Le 20, le général Joffre avait donné l’ordre au général Lanrezac de prendre l’offensive au Nord de la Sambre, sa gauche passant par Charleroi ; le 20, Namur tenait encore ; le général Joffre comptait que l’armée anglaise, qui ne fut prête que le 22, serait en mesure de l’appuyer et qu’il arriverait à temps pour secourir l’armée belge, qui avait déjà retraité sur Anvers. En outre, les renforts de la 5e armée commençaient à peine à arriver et c’est seulement le 23 que le général Lanrezac pouvait se porter en avant, prêt en même temps que l’armée britannique.

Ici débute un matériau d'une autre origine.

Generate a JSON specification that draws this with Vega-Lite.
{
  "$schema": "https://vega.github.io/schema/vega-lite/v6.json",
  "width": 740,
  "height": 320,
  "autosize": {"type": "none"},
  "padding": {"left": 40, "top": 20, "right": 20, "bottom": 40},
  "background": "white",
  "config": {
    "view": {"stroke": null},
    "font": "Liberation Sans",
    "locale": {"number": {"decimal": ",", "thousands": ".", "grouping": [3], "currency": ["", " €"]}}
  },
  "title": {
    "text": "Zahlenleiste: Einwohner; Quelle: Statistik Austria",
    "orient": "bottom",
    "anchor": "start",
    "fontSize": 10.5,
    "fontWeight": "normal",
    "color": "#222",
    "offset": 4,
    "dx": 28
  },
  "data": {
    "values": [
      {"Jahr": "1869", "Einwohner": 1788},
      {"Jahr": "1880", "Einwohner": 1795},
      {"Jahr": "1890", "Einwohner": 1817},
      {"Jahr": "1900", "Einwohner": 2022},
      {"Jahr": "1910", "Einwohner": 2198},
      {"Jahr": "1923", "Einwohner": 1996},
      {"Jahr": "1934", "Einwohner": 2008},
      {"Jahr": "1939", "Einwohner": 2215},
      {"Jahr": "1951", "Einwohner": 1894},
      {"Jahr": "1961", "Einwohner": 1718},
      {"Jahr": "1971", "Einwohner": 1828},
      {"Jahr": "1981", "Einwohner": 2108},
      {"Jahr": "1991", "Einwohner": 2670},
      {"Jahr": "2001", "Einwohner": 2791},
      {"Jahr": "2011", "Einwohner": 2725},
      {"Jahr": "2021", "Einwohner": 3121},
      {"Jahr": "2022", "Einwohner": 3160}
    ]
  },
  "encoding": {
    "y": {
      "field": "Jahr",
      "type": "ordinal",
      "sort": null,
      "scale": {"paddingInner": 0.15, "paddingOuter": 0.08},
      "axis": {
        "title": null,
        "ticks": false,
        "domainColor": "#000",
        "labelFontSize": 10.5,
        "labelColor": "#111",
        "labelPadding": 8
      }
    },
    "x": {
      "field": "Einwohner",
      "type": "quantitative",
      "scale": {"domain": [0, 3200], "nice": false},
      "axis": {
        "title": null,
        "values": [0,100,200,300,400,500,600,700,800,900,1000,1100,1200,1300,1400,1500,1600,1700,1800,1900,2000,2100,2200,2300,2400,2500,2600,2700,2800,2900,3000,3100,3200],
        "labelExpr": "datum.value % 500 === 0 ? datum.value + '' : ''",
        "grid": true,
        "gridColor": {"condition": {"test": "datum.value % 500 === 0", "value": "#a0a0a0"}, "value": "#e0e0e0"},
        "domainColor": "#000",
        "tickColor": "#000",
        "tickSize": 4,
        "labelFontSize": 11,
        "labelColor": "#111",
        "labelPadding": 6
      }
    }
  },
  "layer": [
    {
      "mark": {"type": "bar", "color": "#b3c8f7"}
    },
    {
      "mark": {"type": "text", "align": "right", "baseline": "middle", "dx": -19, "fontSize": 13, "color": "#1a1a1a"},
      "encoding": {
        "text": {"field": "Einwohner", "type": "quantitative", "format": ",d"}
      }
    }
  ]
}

Or le 21 le mouvement de rabattement allemand en Belgique amenait les armées allemandes sur la Sambre ; l’armée Bülow attaquait Namur par sa gauche et l’armée Lanrezac sur la Sambre ; emportés par la furie d’offensive qui sévissait alors, les deux corps qui la défendaient vinrent combattre imprudemment dans les bas-fonds au lieu de se retrancher sur les collines de la rive droite comme le commandant de l’armée l’avait prescrit, et ils éprouvèrent de lourdes pertes. La journée du 22 fut encore plus meurtrière, en particulier pour les troupes d’Afrique, qui attaquaient à fond sans préparation et même sans reconnaissances, et dont les uniformes éclatants offraient une cible admirable aux mitrailleuses allemandes ouvrant le feu à courte distance. Les deux corps engagés sont rejetés à une dizaine de kilomètres en arrière.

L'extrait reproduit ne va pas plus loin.